Problem description: Which lines below hold the word "this"? Copy all of them.

Figure scripts

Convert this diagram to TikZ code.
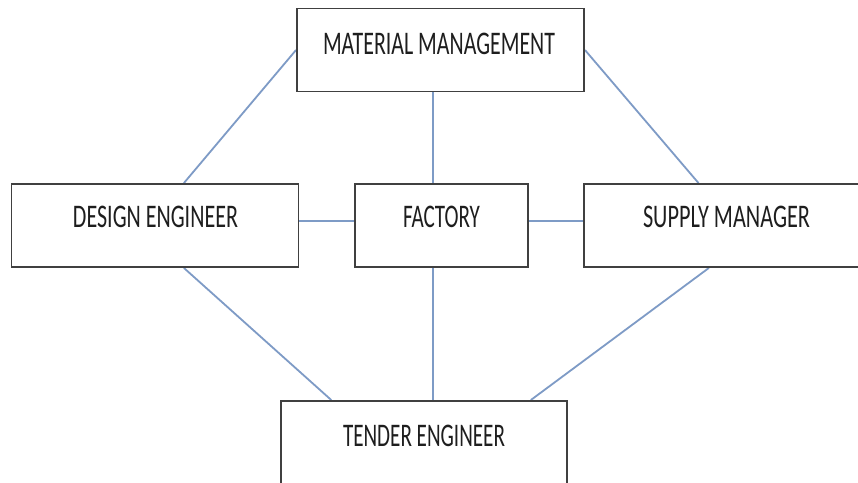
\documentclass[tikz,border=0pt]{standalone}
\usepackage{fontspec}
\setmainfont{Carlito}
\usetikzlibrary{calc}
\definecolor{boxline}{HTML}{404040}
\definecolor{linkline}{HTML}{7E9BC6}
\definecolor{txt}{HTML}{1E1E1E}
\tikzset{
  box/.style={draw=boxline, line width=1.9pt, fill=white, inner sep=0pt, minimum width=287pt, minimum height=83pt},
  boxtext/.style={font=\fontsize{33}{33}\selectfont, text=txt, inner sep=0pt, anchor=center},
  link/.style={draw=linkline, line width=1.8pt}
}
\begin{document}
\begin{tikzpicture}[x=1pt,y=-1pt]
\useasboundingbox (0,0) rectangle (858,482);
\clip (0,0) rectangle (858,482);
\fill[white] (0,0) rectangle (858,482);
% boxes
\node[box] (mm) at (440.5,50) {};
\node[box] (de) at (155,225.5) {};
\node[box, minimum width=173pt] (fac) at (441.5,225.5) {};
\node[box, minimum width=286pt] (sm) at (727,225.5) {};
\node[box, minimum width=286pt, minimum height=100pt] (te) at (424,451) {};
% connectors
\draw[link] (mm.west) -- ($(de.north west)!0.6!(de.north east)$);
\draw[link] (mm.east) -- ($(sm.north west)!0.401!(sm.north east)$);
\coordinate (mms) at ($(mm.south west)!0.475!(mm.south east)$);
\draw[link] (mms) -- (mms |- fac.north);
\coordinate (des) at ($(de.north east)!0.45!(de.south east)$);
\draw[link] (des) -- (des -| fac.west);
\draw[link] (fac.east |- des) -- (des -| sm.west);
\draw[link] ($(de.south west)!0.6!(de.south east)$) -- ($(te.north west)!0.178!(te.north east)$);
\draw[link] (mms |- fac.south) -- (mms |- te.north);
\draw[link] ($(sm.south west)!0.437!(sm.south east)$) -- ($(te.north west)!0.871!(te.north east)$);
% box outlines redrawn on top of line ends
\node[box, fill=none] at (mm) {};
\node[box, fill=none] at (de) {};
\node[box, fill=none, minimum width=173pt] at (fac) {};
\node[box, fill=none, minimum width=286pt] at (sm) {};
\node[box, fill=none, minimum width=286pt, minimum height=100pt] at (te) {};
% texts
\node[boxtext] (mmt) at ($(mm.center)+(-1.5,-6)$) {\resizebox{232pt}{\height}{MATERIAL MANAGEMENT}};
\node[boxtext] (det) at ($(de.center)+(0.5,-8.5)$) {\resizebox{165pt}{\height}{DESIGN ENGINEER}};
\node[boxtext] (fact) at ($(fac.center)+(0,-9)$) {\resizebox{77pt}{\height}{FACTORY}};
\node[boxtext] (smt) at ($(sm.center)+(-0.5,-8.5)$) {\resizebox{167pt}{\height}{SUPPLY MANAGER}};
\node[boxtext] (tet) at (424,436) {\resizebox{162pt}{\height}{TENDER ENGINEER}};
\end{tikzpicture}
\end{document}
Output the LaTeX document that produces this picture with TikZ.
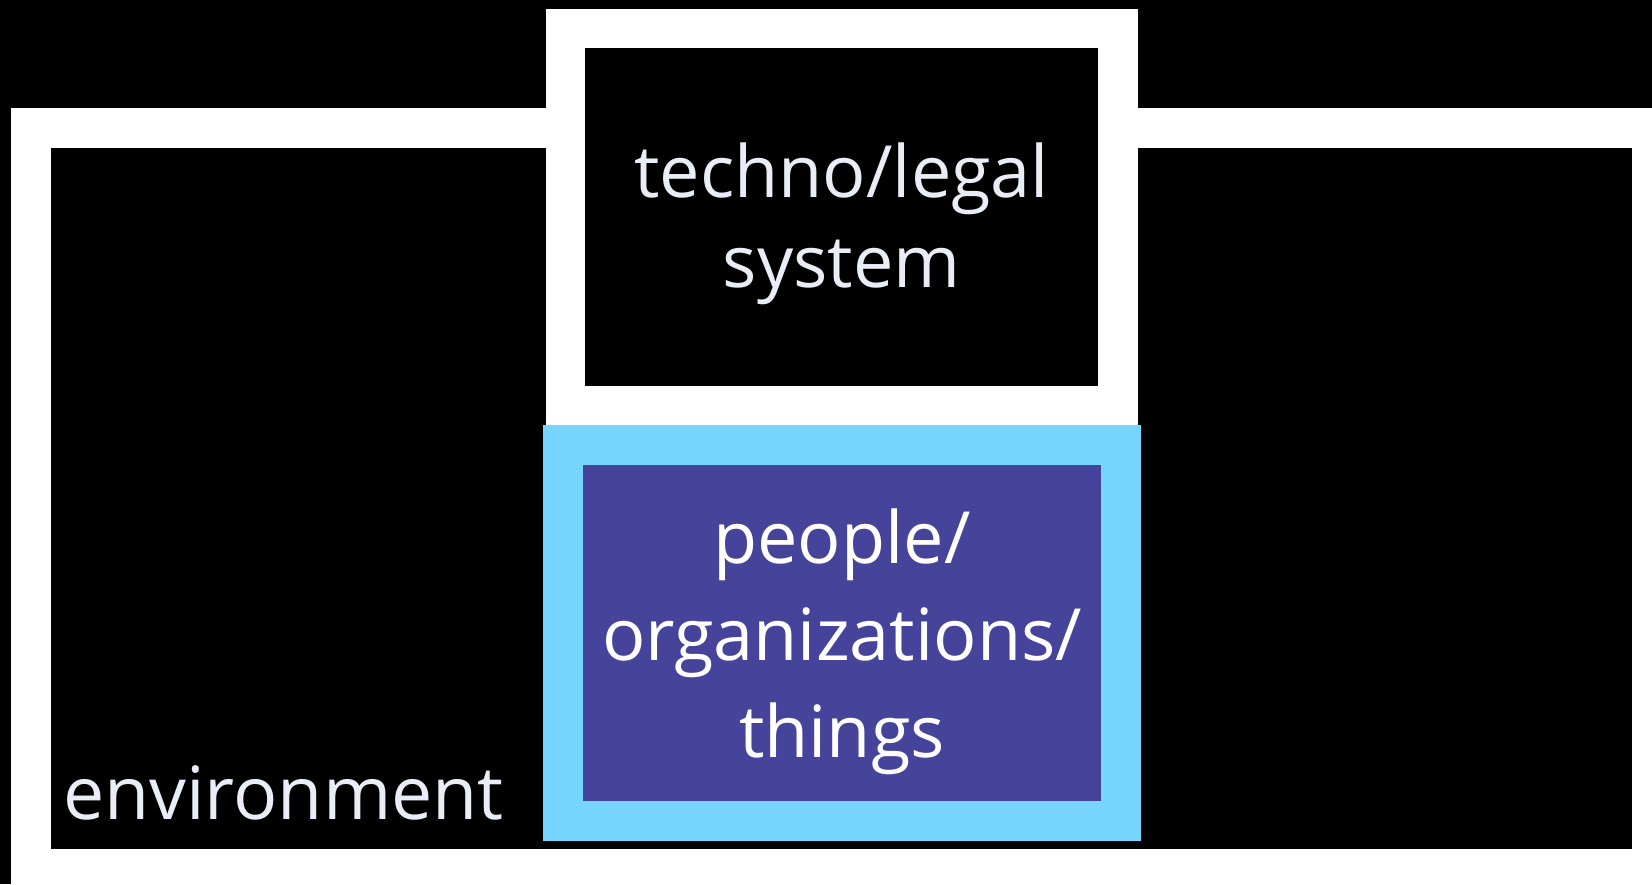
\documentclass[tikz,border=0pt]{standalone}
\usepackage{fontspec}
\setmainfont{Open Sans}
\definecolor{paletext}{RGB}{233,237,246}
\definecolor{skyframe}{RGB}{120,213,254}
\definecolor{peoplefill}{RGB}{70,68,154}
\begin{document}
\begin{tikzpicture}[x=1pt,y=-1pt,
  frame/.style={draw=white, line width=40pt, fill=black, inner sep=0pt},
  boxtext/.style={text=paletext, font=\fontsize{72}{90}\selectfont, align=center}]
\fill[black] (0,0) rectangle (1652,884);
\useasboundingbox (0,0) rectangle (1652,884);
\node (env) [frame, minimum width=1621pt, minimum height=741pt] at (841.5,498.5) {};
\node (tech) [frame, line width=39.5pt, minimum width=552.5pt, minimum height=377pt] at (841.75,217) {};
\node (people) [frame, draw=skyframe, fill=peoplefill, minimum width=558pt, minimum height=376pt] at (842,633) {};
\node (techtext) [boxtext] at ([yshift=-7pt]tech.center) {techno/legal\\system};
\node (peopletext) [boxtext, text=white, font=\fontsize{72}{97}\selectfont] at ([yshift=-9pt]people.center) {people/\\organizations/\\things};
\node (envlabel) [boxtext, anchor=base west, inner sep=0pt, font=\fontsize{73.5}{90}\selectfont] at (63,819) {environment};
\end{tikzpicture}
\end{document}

==

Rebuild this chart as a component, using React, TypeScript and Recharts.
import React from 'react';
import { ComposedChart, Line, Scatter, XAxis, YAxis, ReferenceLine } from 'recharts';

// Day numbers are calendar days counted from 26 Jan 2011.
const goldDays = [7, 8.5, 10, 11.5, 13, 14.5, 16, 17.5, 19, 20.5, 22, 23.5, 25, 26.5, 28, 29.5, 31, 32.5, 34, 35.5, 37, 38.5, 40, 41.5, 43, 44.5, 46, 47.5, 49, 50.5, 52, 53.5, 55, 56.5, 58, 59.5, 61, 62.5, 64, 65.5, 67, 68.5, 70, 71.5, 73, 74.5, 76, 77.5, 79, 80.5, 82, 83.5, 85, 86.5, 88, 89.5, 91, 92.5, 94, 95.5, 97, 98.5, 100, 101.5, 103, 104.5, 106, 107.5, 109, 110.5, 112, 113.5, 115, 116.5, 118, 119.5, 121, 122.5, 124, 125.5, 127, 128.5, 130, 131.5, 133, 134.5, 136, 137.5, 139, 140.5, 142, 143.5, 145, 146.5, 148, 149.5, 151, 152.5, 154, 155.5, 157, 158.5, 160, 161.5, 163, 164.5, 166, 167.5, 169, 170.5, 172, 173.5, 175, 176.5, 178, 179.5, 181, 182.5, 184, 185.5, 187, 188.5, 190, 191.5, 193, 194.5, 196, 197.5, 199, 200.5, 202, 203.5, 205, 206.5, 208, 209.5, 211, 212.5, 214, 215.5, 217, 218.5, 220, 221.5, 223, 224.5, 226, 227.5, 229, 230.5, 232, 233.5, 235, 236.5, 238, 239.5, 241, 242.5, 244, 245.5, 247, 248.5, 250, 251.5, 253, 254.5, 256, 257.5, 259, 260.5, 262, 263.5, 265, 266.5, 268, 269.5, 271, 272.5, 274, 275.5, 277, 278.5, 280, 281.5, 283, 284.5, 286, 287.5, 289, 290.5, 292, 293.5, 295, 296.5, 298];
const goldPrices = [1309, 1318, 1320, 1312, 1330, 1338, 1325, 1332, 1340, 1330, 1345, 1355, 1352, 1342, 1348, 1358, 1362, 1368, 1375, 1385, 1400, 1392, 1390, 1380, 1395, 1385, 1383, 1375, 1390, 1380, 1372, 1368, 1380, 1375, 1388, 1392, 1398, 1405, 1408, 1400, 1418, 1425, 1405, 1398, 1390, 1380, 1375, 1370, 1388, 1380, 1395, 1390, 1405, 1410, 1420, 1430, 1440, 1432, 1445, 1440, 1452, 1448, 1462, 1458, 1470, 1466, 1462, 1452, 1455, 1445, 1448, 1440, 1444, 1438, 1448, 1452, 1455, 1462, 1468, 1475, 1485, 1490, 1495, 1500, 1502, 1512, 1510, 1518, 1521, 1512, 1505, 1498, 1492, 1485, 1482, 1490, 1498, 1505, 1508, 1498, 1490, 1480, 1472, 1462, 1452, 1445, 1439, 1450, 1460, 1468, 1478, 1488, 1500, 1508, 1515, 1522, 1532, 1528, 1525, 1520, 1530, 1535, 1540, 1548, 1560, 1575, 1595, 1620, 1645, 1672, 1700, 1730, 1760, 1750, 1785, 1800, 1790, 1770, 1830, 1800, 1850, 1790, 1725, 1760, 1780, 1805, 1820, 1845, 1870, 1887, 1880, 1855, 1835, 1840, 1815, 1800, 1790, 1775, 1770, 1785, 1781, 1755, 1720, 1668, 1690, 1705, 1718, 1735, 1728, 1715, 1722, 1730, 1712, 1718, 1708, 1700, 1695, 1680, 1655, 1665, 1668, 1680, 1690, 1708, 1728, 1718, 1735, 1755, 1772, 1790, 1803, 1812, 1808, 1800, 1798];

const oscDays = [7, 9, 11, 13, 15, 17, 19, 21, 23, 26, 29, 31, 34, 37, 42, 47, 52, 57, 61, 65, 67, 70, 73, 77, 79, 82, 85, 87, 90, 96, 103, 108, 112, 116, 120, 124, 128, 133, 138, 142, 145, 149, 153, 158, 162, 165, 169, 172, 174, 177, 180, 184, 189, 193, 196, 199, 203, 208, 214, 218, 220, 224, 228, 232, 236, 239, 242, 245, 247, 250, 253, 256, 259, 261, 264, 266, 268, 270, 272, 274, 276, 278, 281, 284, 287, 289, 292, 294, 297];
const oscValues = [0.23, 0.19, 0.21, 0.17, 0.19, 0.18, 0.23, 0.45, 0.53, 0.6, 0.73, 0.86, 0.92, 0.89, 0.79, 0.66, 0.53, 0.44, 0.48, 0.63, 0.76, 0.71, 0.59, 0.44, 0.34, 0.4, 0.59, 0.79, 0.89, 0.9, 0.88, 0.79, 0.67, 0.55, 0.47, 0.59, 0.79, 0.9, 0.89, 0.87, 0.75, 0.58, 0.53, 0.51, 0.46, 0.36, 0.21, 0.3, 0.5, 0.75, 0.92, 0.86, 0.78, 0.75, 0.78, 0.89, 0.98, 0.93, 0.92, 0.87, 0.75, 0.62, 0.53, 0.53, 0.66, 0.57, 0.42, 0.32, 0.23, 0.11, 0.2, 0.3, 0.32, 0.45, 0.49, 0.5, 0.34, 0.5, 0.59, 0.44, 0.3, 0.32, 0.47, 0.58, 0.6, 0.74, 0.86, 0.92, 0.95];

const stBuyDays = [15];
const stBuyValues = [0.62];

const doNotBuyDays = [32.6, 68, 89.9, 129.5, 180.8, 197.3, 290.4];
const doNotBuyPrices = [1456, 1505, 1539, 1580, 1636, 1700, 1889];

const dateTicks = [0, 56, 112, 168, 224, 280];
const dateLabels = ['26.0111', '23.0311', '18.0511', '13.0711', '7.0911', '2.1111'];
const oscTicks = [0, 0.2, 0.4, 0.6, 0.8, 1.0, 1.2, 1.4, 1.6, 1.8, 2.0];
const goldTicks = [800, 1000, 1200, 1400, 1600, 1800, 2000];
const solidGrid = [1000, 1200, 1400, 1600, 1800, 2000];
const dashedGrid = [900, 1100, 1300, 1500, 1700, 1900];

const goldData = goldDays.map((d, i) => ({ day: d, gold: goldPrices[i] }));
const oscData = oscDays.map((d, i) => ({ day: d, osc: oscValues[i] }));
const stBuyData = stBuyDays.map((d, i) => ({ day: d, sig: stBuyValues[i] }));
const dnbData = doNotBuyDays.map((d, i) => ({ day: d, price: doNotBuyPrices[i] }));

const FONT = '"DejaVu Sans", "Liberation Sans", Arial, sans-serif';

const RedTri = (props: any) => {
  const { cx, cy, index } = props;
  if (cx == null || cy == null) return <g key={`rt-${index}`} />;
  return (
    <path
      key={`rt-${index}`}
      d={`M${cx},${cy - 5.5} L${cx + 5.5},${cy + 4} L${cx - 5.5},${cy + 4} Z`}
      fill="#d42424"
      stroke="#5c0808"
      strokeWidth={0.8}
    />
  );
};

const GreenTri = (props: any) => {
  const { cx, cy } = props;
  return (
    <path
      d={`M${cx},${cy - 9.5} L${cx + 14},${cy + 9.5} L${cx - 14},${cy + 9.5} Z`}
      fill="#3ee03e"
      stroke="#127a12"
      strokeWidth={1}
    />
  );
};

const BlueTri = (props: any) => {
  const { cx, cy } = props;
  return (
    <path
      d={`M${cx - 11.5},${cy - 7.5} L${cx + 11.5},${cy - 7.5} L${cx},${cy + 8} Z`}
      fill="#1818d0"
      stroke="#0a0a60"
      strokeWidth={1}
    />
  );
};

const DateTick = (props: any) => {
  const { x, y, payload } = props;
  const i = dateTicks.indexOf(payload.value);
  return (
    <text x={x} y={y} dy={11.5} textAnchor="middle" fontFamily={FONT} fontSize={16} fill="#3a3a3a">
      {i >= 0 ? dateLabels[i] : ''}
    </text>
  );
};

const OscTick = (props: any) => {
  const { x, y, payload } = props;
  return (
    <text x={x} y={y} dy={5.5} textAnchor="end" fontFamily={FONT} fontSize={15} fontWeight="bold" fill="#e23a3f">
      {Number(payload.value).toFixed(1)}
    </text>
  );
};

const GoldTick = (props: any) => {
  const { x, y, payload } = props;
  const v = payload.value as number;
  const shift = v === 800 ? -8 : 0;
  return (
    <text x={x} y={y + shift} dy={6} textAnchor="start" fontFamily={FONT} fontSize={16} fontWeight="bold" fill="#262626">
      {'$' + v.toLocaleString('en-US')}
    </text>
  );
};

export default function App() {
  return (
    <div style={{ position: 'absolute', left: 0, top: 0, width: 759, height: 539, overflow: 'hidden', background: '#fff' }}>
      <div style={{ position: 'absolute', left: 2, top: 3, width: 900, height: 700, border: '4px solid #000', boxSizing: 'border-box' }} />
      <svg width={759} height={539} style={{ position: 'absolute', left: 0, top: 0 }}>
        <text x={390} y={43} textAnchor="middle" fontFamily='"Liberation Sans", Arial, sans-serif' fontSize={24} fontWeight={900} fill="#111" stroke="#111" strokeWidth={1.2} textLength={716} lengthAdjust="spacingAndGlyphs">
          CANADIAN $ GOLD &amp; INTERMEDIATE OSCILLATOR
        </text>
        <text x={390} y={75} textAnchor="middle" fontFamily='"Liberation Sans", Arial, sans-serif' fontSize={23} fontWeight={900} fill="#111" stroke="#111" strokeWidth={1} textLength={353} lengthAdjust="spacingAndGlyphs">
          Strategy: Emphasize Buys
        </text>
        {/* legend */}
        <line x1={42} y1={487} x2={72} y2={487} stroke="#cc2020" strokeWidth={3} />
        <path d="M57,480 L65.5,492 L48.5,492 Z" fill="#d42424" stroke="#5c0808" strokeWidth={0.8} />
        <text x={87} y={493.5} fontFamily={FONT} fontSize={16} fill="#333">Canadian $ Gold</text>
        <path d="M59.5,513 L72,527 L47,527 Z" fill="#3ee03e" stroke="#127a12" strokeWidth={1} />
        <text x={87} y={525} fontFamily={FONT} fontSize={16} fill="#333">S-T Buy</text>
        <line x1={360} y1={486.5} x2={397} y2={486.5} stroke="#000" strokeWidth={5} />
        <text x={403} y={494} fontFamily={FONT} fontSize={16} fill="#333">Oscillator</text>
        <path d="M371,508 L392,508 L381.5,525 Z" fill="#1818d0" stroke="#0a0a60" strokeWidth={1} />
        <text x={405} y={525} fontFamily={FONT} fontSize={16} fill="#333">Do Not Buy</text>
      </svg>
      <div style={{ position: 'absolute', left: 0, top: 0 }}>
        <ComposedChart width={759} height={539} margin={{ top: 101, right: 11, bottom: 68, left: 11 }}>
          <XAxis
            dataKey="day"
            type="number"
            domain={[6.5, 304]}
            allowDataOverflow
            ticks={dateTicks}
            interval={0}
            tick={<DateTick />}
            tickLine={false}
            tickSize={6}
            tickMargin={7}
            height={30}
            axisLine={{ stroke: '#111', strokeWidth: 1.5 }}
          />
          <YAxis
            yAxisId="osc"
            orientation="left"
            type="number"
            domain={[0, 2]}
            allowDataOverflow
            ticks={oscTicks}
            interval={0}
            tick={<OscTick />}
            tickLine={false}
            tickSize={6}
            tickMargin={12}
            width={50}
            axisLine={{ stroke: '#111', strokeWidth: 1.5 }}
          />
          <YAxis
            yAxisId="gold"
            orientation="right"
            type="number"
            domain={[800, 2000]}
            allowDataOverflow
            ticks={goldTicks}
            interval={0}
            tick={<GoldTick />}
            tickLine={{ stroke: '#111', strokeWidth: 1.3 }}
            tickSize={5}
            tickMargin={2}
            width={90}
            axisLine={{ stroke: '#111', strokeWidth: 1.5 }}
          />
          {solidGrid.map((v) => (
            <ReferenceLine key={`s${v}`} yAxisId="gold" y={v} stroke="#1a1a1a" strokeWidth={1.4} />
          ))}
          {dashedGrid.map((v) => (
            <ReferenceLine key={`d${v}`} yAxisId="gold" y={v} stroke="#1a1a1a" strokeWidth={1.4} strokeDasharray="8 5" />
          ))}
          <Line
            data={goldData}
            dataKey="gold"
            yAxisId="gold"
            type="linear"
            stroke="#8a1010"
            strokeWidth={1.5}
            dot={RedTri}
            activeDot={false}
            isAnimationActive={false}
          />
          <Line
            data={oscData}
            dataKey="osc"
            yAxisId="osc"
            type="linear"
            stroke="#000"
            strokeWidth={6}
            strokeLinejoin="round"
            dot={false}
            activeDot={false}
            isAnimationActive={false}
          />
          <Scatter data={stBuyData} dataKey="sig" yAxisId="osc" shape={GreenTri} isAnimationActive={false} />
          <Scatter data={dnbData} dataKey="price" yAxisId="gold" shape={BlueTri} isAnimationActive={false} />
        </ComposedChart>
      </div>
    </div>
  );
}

Task output:
Convert this diagram to TikZ code.
Output the LaTeX document that produces this picture with TikZ.
Rebuild this chart as a component, using React, TypeScript and Recharts.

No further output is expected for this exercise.